UAB LITGAS, the natural gas supplier and trader which forms a part of Lietuvos Energija, has signed an LNG supply contract with Norwegian company Statoil ASA.
The contract will help ensure continuous operation of the Klaipeda LNG terminal and establish a new natural gas pricing policy linked to the natural gas price movements on the international markets. The contract also covers possibilities of LNG reloading – a new commercial activity in the Baltic Sea region.
As of 2015, Statoil supply 540 million m3 of natural gas (950 000 m3 of LNG) to ensure continuous operations of the Klaipeda LNG terminal. LITGAS has an obligation to ensure this supply volume as the designated supplier approved by a decree of the Ministry of Energy.
Under the mid-term contract signed with Statoil, the delivery of the first LNG cargo is expected to be at the Klaipeda terminal by the end of December 2014, enabling the terminal to begin commercial operation from the 1 January 2015. Six to seven such cargos will be delivered to Klaipeda port each year by Statoil.
Dominykas Tuckus, general manager of UAB LITGAS, said: “This strategic contract will help to ensure the availability of an alternative natural gas import source which will enable us and other Lithuanian companies to procure natural gas on international markets from various suppliers at any time.”
Geir Heitmann, vice president of Statoil LNG Trading and Operations, said: “We are delighted to sign a contract with LITGAS. At the same time this contract marks our first step with LNG business in the Baltic Sea region. We hope that will evolve into long-term partnership and will bring mutual benefits to both parties.”
LNG reloadingThe contract also provides possibilities for cooperation in LNG reloading. Gas in liquid form would be pumped to smaller tonnage vessels at the Klaipeda terminal and shipped to small terminals. Successful development of commercial reloading operations would increase the usage of the terminal and would concurrently lower its maintenance costs, which are being covered by Lithuanian consumers.
The price of LNG supplied to Lithuania will be linked to the value of the NBP index.
“This type of pricing is new to Lithuania and this means that the price of natural gas supplied by LITGAS will depend on changes in the supply and demand for natural gas, including LNG on the international markets as well as seasonal temperature fluctuations,” added Tuckus. “Linking to natural gas indices is a common practice in North Western Europe which makes it possible to abandon the indexation of natural gas prices to oil prices which dominates in Eastern Europe and often results in natural gas prices that have no relation to the ones prevailing in the rest of Europe.”
Based on exchange data of the last four months, the price of LNG in Lithuania would be in a range of LTL 900 - 1000 per 1000 m3 adjusted for the calorific value. “However, the natural gas market is seasonal in nature and prices in winter tend to be higher, especially in cold weather,” Tuckus noted.
Like other natural gas suppliers, LITGAS will provide information on the latest prices of supplied natural gas to the National Commission for Energy Control and Prices, which, in turn, draws up and publishes market reports.
According to the scheme established in legislation, LITGAS, as the designated supplier, has an obligation to supply 540 million m3 of natural gas per annum through the LNG terminal for a period of five years.

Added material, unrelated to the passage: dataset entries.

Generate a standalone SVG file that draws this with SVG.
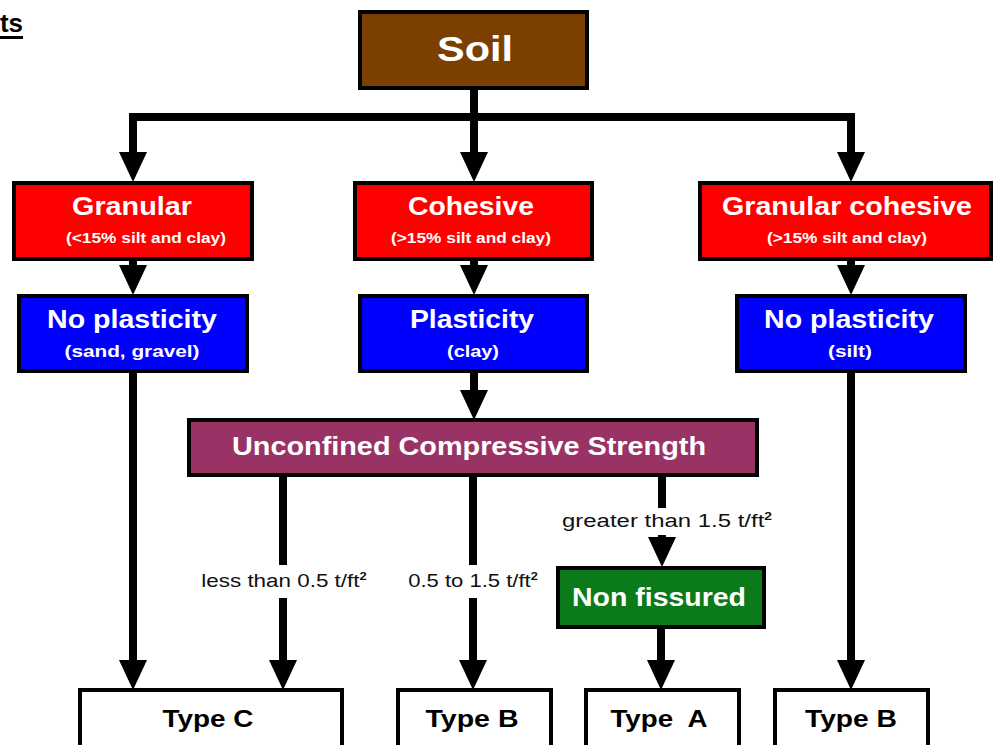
<svg xmlns="http://www.w3.org/2000/svg" width="994" height="745" viewBox="0 0 994 745">
<style>
.box{stroke:#000;stroke-width:4}
.t{font-family:"Liberation Sans",Arial,sans-serif;font-weight:bold;text-anchor:middle}
.w{fill:#fff}
.k{fill:#000}
.lbl{font-family:"Liberation Sans",Arial,sans-serif;font-size:19px;fill:#111;text-anchor:middle}
.sup{font-size:11px;font-weight:bold}
.c{stroke:#000;stroke-width:8;fill:none}
</style>
<defs>
<marker id="ah" markerUnits="userSpaceOnUse" markerWidth="32" markerHeight="30" viewBox="0 -15 32 30" refX="0" refY="0" orient="auto">
<path d="M0,-14 L30,0 L0,14 z" fill="#000"/>
</marker>
</defs>
<rect width="994" height="745" fill="#fff"/>
<g id="title">
<text x="23" y="32" class="t k" style="font-size:26px;text-anchor:end">ts</text>
<rect x="0" y="36" width="23" height="3" fill="#000"/>
</g>
<g id="connectors">
<path class="c" d="M474,88 V117 M129,117 H855"/>
<path class="c" d="M133,117 V152" marker-end="url(#ah)"/>
<path class="c" d="M474,117 V152" marker-end="url(#ah)"/>
<path class="c" d="M851,117 V152" marker-end="url(#ah)"/>
<path class="c" d="M133,260 V265" marker-end="url(#ah)"/>
<path class="c" d="M474,260 V265" marker-end="url(#ah)"/>
<path class="c" d="M851,260 V265" marker-end="url(#ah)"/>
<path class="c" d="M133,372 V660" marker-end="url(#ah)"/>
<path class="c" d="M851,372 V660" marker-end="url(#ah)"/>
<path class="c" d="M474,372 V390" marker-end="url(#ah)"/>
<path class="c" d="M283,475 V565"/>
<path class="c" d="M283,598 V660" marker-end="url(#ah)"/>
<path class="c" d="M473,475 V565"/>
<path class="c" d="M473,598 V660" marker-end="url(#ah)"/>
<path class="c" d="M662,475 V508"/>
<path class="c" d="M662,535 V537" marker-end="url(#ah)"/>
<path class="c" d="M661,627 V660" marker-end="url(#ah)"/>
<text transform="translate(284,587) scale(1.18,1)" class="lbl">less than 0.5 t/ft<tspan dy="-7" class="sup">2</tspan></text>
<text transform="translate(473,587) scale(1.16,1)" class="lbl">0.5 to 1.5 t/ft<tspan dy="-7" class="sup">2</tspan></text>
<text transform="translate(667,527) scale(1.26,1)" class="lbl">greater than 1.5 t/ft<tspan dy="-7" class="sup">2</tspan></text>
</g>
<g id="soil">
<rect x="360" y="12" width="227" height="76" class="box" fill="#7b3f00"/>
<text x="475" y="61" class="t w" style="font-size:35px" textLength="76" lengthAdjust="spacingAndGlyphs">Soil</text>
</g>
<g id="granular">
<rect x="14" y="183" width="238" height="76" class="box" fill="#ff0000"/>
<text x="132" y="215" class="t w" style="font-size:25px" textLength="120" lengthAdjust="spacingAndGlyphs">Granular</text>
<text x="146" y="243" class="t w" style="font-size:15px" textLength="160" lengthAdjust="spacingAndGlyphs">(&lt;15% silt and clay)</text>
</g>
<g id="cohesive">
<rect x="355" y="183" width="237" height="76" class="box" fill="#ff0000"/>
<text x="471" y="215" class="t w" style="font-size:25px" textLength="126" lengthAdjust="spacingAndGlyphs">Cohesive</text>
<text x="471" y="243" class="t w" style="font-size:15px" textLength="160" lengthAdjust="spacingAndGlyphs">(&gt;15% silt and clay)</text>
</g>
<g id="granular-cohesive">
<rect x="700" y="183" width="291" height="76" class="box" fill="#ff0000"/>
<text x="847" y="215" class="t w" style="font-size:25px" textLength="250" lengthAdjust="spacingAndGlyphs">Granular cohesive</text>
<text x="847" y="243" class="t w" style="font-size:15px" textLength="160" lengthAdjust="spacingAndGlyphs">(&gt;15% silt and clay)</text>
</g>
<g id="no-plasticity-left">
<rect x="19" y="296" width="228" height="75" class="box" fill="#0000ff"/>
<text x="132" y="328" class="t w" style="font-size:25px" textLength="170" lengthAdjust="spacingAndGlyphs">No plasticity</text>
<text x="132" y="357" class="t w" style="font-size:16px" textLength="135" lengthAdjust="spacingAndGlyphs">(sand, gravel)</text>
</g>
<g id="plasticity">
<rect x="360" y="296" width="227" height="75" class="box" fill="#0000ff"/>
<text x="472" y="328" class="t w" style="font-size:25px" textLength="124" lengthAdjust="spacingAndGlyphs">Plasticity</text>
<text x="473" y="357" class="t w" style="font-size:16px" textLength="52" lengthAdjust="spacingAndGlyphs">(clay)</text>
</g>
<g id="no-plasticity-right">
<rect x="737" y="296" width="228" height="75" class="box" fill="#0000ff"/>
<text x="849" y="328" class="t w" style="font-size:25px" textLength="170" lengthAdjust="spacingAndGlyphs">No plasticity</text>
<text x="850" y="357" class="t w" style="font-size:16px" textLength="44" lengthAdjust="spacingAndGlyphs">(silt)</text>
</g>
<g id="ucs">
<rect x="189" y="420" width="568" height="55" class="box" fill="#993366"/>
<text x="469" y="455" class="t w" style="font-size:26px" textLength="474" lengthAdjust="spacingAndGlyphs">Unconfined Compressive Strength</text>
</g>
<g id="non-fissured">
<rect x="558" y="568" width="206" height="59" class="box" fill="#0a7a1a"/>
<text x="659" y="606" class="t w" style="font-size:25px" textLength="174" lengthAdjust="spacingAndGlyphs">Non fissured</text>
</g>
<g id="type-c">
<rect x="80" y="690" width="262" height="70" class="box" fill="#fff"/>
<text x="208" y="727" class="t k" style="font-size:24px" textLength="91" lengthAdjust="spacingAndGlyphs">Type C</text>
</g>
<g id="type-b-mid">
<rect x="398" y="690" width="153" height="70" class="box" fill="#fff"/>
<text x="472" y="727" class="t k" style="font-size:24px" textLength="93" lengthAdjust="spacingAndGlyphs">Type B</text>
</g>
<g id="type-a">
<rect x="586" y="690" width="153" height="70" class="box" fill="#fff"/>
<text x="659" y="727" class="t k" style="font-size:24px" textLength="97" lengthAdjust="spacingAndGlyphs" xml:space="preserve">Type  A</text>
</g>
<g id="type-b-right">
<rect x="775" y="690" width="153" height="70" class="box" fill="#fff"/>
<text x="851" y="727" class="t k" style="font-size:24px" textLength="92" lengthAdjust="spacingAndGlyphs">Type B</text>
</g>
</svg>
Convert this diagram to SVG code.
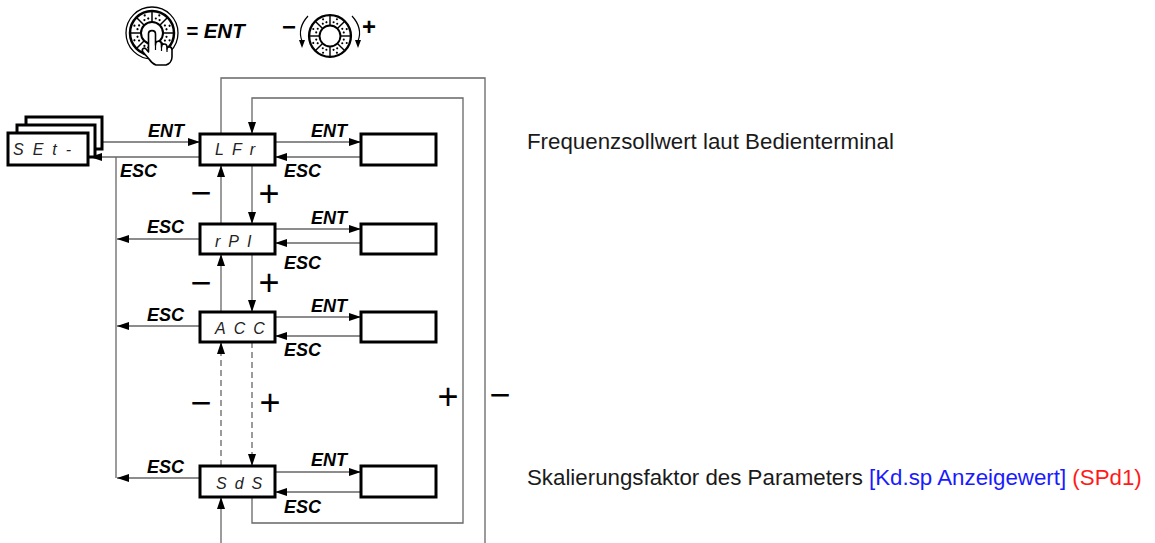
<svg xmlns="http://www.w3.org/2000/svg" xmlns:xlink="http://www.w3.org/1999/xlink" width="1155" height="543" viewBox="0 0 1155 543">
<style>
.bx{fill:#fff;stroke:#000;stroke-width:3}
.ln{fill:none;stroke:#666;stroke-width:1.3}
.ds{fill:none;stroke:#666;stroke-width:1.3;stroke-dasharray:6 4}
.lb{font-family:"Liberation Sans",Arial,sans-serif;font-weight:bold;font-style:italic;font-size:18px;fill:#000}
.seg{font-family:"Liberation Sans",Arial,sans-serif;font-style:italic;font-size:16px;fill:#222;letter-spacing:8px}
.pm{font-family:"Liberation Sans",Arial,sans-serif;font-size:36px;fill:#000;text-anchor:middle}
.tx{font-family:"Liberation Sans",Arial,sans-serif;font-size:22.3px;fill:#1a1a1a}
</style>
<defs>
<marker id="ah" markerUnits="userSpaceOnUse" markerWidth="12" markerHeight="8" refX="12" refY="4" orient="auto">
<path d="M0,0 L12,4 L0,8 z" fill="#000"/>
</marker>
<g id="sg">
<line x1="0" y1="-11" x2="0" y2="-22" stroke="#000" stroke-width="1.5"/>
<circle cx="3.8" cy="-14.5" r="1.1" fill="#000"/>
<circle cx="7.6" cy="-12.9" r="1.1" fill="#000"/>
<circle cx="7.3" cy="-17.6" r="1.1" fill="#000"/>
</g>
<g id="dial">
<circle r="22" fill="#fff" stroke="#000" stroke-width="2.5"/>
<circle r="11" fill="#fff" stroke="#000" stroke-width="2"/>
<use xlink:href="#sg"/>
<use xlink:href="#sg" transform="rotate(45)"/>
<use xlink:href="#sg" transform="rotate(90)"/>
<use xlink:href="#sg" transform="rotate(135)"/>
<use xlink:href="#sg" transform="rotate(180)"/>
<use xlink:href="#sg" transform="rotate(225)"/>
<use xlink:href="#sg" transform="rotate(270)"/>
<use xlink:href="#sg" transform="rotate(315)"/>
</g>
</defs>
<rect width="1155" height="543" fill="#fff"/>

<g id="legend">
<circle cx="152" cy="33" r="26" fill="#fff" stroke="#000" stroke-width="1.3"/>
<use xlink:href="#dial" transform="translate(152,33)"/>
<path d="M148.5,52 L148.5,34 C148.5,29.5 155.5,29.5 155.5,34 L155.5,45 C155.5,40 161.5,40 161.5,45 L161.5,47 C161.5,43 167,43 167,47 L167,49 C167,46 172,46 172,50 L172,57 C172,61 169,64 166,65 L156,65 C153,64 151,62 149,59 L143,52 C141,49 144,47 146,49 L148.5,52 Z" fill="#fff" stroke="#000" stroke-width="1.6" stroke-linejoin="round"/>
<path d="M155.5,45 V50 M161.5,47 V51 M167,49 V52" stroke="#000" stroke-width="1.2" fill="none"/>
<text x="186" y="38" style="font-family:'Liberation Sans',Arial,sans-serif;font-weight:bold;font-style:italic;font-size:20.5px">= ENT</text>
<text x="289" y="35" class="pm" style="font-size:24px;font-weight:bold">−</text>
<path d="M308,16 Q297,28 302,41" fill="none" stroke="#000" stroke-width="1.2"/>
<polygon points="299,40 305,40 302,48" fill="#000"/>
<use xlink:href="#dial" transform="translate(330,36) scale(0.95)"/>
<path d="M352,16 Q363,28 358,41" fill="none" stroke="#000" stroke-width="1.2"/>
<polygon points="355,40 361,40 358,48" fill="#000"/>
<text x="369" y="35" class="pm" style="font-size:24px;font-weight:bold">+</text>
</g>

<g id="connectors">
<path class="ln" d="M221,134 V78 H485 V543"/>
<path class="ln" d="M252,497 V523 H463 V98 H252 V134" marker-end="url(#ah)"/>
<path class="ln" d="M116,157 V478"/>
<path class="ln" d="M102,142 H200" marker-end="url(#ah)"/>
<path class="ln" d="M200,157 H90" marker-end="url(#ah)"/>
<path class="ln" d="M200,239 H117" marker-end="url(#ah)"/>
<path class="ln" d="M200,326 H117" marker-end="url(#ah)"/>
<path class="ln" d="M200,478 H117" marker-end="url(#ah)"/>
<path class="ln" d="M275,142 H361" marker-end="url(#ah)"/>
<path class="ln" d="M361,157 H275" marker-end="url(#ah)"/>
<path class="ln" d="M275,229 H361" marker-end="url(#ah)"/>
<path class="ln" d="M361,243 H275" marker-end="url(#ah)"/>
<path class="ln" d="M275,317 H361" marker-end="url(#ah)"/>
<path class="ln" d="M361,336 H275" marker-end="url(#ah)"/>
<path class="ln" d="M275,472 H361" marker-end="url(#ah)"/>
<path class="ln" d="M361,492 H275" marker-end="url(#ah)"/>
<path class="ln" d="M221,224 V165" marker-end="url(#ah)"/>
<path class="ln" d="M252,165 V224" marker-end="url(#ah)"/>
<path class="ln" d="M221,312 V254" marker-end="url(#ah)"/>
<path class="ln" d="M252,254 V312" marker-end="url(#ah)"/>
<path class="ds" d="M221,466 V342" marker-end="url(#ah)"/>
<path class="ds" d="M252,342 V466" marker-end="url(#ah)"/>
<path class="ln" d="M221,543 V497" marker-end="url(#ah)"/>
<text class="lb" x="148" y="137">ENT</text>
<text class="lb" x="120" y="177">ESC</text>
<text class="lb" x="311" y="137">ENT</text>
<text class="lb" x="284" y="177">ESC</text>
<text class="lb" x="147" y="233">ESC</text>
<text class="lb" x="311" y="224">ENT</text>
<text class="lb" x="284" y="269">ESC</text>
<text class="lb" x="147" y="321">ESC</text>
<text class="lb" x="311" y="312">ENT</text>
<text class="lb" x="284" y="356">ESC</text>
<text class="lb" x="147" y="473">ESC</text>
<text class="lb" x="311" y="466">ENT</text>
<text class="lb" x="284" y="513">ESC</text>
<text class="pm" x="201" y="205">−</text>
<text class="pm" x="269" y="206">+</text>
<text class="pm" x="201" y="295">−</text>
<text class="pm" x="269" y="295">+</text>
<text class="pm" x="201" y="415">−</text>
<text class="pm" x="270" y="415">+</text>
<text class="pm" x="448" y="409">+</text>
<text class="pm" x="500" y="407">−</text>
</g>

<g id="node-set">
<rect class="bx" x="26" y="117" width="76" height="32"/>
<rect class="bx" x="17" y="125" width="78" height="32"/>
<rect class="bx" x="8" y="133" width="80" height="32"/>
<text class="seg" x="13" y="155" style="letter-spacing:9px">SEt-</text>
</g>
<g id="node-lfr">
<rect class="bx" x="200" y="134" width="75" height="31"/>
<text class="seg" x="215" y="155">LFr</text>
</g>
<g id="val-lfr"><rect class="bx" x="361" y="134" width="75" height="31"/></g>
<g id="node-rpi">
<rect class="bx" x="200" y="224" width="75" height="30"/>
<text class="seg" x="215" y="247">rPI</text>
</g>
<g id="val-rpi"><rect class="bx" x="361" y="224" width="75" height="30"/></g>
<g id="node-acc">
<rect class="bx" x="200" y="312" width="75" height="30"/>
<text class="seg" x="215" y="334">ACC</text>
</g>
<g id="val-acc"><rect class="bx" x="361" y="312" width="75" height="30"/></g>
<g id="node-sds">
<rect class="bx" x="200" y="466" width="75" height="31"/>
<text class="seg" x="216" y="489">SdS</text>
</g>
<g id="val-sds"><rect class="bx" x="361" y="466" width="75" height="31"/></g>

<g id="notes">
<text class="tx" x="527" y="149">Frequenzsollwert laut Bedienterminal</text>
<text class="tx" x="527" y="485">Skalierungsfaktor des Parameters <tspan fill="#1a1aff">[Kd.sp Anzeigewert]</tspan> <tspan fill="#ff1a1a">(SPd1)</tspan></text>
</g>
</svg>
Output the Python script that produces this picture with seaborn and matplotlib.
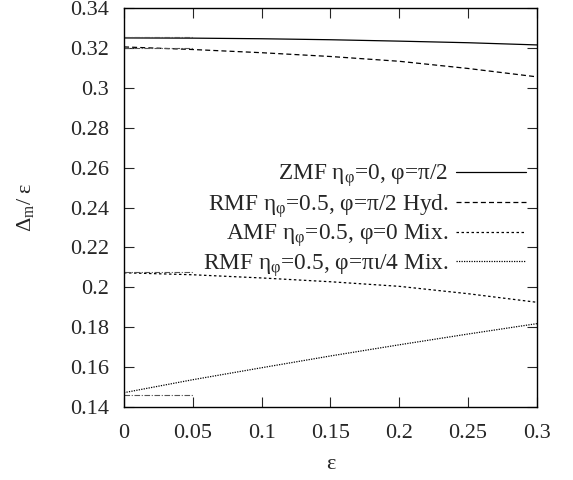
import numpy as np
import pandas as pd
import seaborn as sns
import matplotlib.pyplot as plt
from matplotlib.ticker import FuncFormatter

# valores
eps = [0.0, 0.05, 0.1, 0.15, 0.2, 0.25, 0.3]
zmf = [0.3250, 0.3249, 0.3246, 0.3241, 0.3234, 0.3226, 0.3215]
rmf_hyd = [0.3205, 0.3192, 0.3176, 0.3157, 0.3133, 0.3097, 0.3055]
amf_mix = [0.2073, 0.2063, 0.2047, 0.2028, 0.2005, 0.1968, 0.1925]
rmf_mix = [0.1472, 0.1537, 0.1597, 0.1656, 0.1712, 0.1766, 0.1818]

# segmentos curtos (aproximação) perto de eps=0
eps_curto = [0.0, 0.05]
aprox = [0.3255, 0.3198, 0.2075, 0.1458]

rotulos = ['ZMF η$_\\mathregular{φ}$=0, φ=π/2',
           'RMF η$_\\mathregular{φ}$=0.5, φ=π/2 Hyd.',
           'AMF η$_\\mathregular{φ}$=0.5, φ=0 Mix.',
           'RMF η$_\\mathregular{φ}$=0.5, φ=πι/4 Mix.']
estilos = ['-', (0, (4, 2.5)), (0, (2, 2)), (0, (1, 1))]

sns.set_style('ticks')
plt.rcParams['font.family'] = ['Liberation Serif', 'DejaVu Serif']
plt.rcParams['mathtext.fontset'] = 'custom'
plt.rcParams['mathtext.rm'] = 'Liberation Serif'
plt.rcParams['mathtext.it'] = 'Liberation Serif:italic'

fig = plt.figure(figsize=(5.73, 4.80), dpi=100)
ax = fig.add_axes([0.2164, 0.152, 0.7206, 0.8313])

for serie, rot, ls in zip([zmf, rmf_hyd, amf_mix, rmf_mix], rotulos, estilos):
    sns.lineplot(x=eps, y=serie, ax=ax, color='black', lw=0.9, linestyle=ls, label=rot)

for v in aprox:
    sns.lineplot(x=eps_curto, y=[v, v], ax=ax, color='#555555', lw=0.8,
                 linestyle=(0, (5, 1.5, 1, 1.5)), legend=False)

ax.set_xlim(0, 0.3)
ax.set_ylim(0.14, 0.34)
ax.set_xticks(np.arange(0, 0.301, 0.05))
ax.set_yticks(np.arange(0.14, 0.3401, 0.02))
fmt = FuncFormatter(lambda v, p: '%g' % round(v, 3))
ax.xaxis.set_major_formatter(fmt)
ax.yaxis.set_major_formatter(fmt)
ax.tick_params(direction='in', length=7, width=0.8, top=True, right=True,
               labelsize=16)
ax.tick_params(axis='x', pad=12)
ax.tick_params(axis='y', pad=11)
for s in ax.spines.values():
    s.set_linewidth(1.0)
    s.set_color('black')

ax.set_xlabel('ε', fontsize=16, labelpad=9)
ax.set_ylabel('Δ$_\\mathregular{m}$/ ε', fontsize=16, labelpad=24)

ax.legend(loc='upper right', bbox_to_anchor=(0.995, 0.637), frameon=False,
          markerfirst=False, fontsize=16.8, handlelength=3.0,
          labelspacing=0.12, handletextpad=0.3, borderaxespad=0)

plt.savefig('out.png', dpi=100)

This will then be sold to regulated heat and electricity producers (electricity and heat producers that are subject to the regulated heat prices, receive subsidised electricity generation quotas or generate electricity under public service obligations). Their off-take will be proportionate to their gas consumption volume.
LITGAS is also prepared to supply more gas than it is currently required by legislation. The company has already entered into 12 non-binding Master Sale and Purchase agreements (MTA/MSPA) with global suppliers. MSPA agreements enable LITGAS to trade on the spot market and to offer natural gas to Lithuanian market from companies whose aggregate supply accounts for more than half of total global LNG supply.
Under these MSPA agreements, LITGAS has also organised a tender for the purchase of the commissioning cargo. The bid submitted by Statoil was recognised to be the most economically advantageous offer (in terms of technical and financial criteria) out of 16 different bids provided by 9 companies. The commissioning cargo will be delivered to Klaipeda port in autumn on DES basis. Commissioning cargo will be used for terminal testing purposes in order to ensure that comprehensive operation of Klaipeda LNG terminal is possible.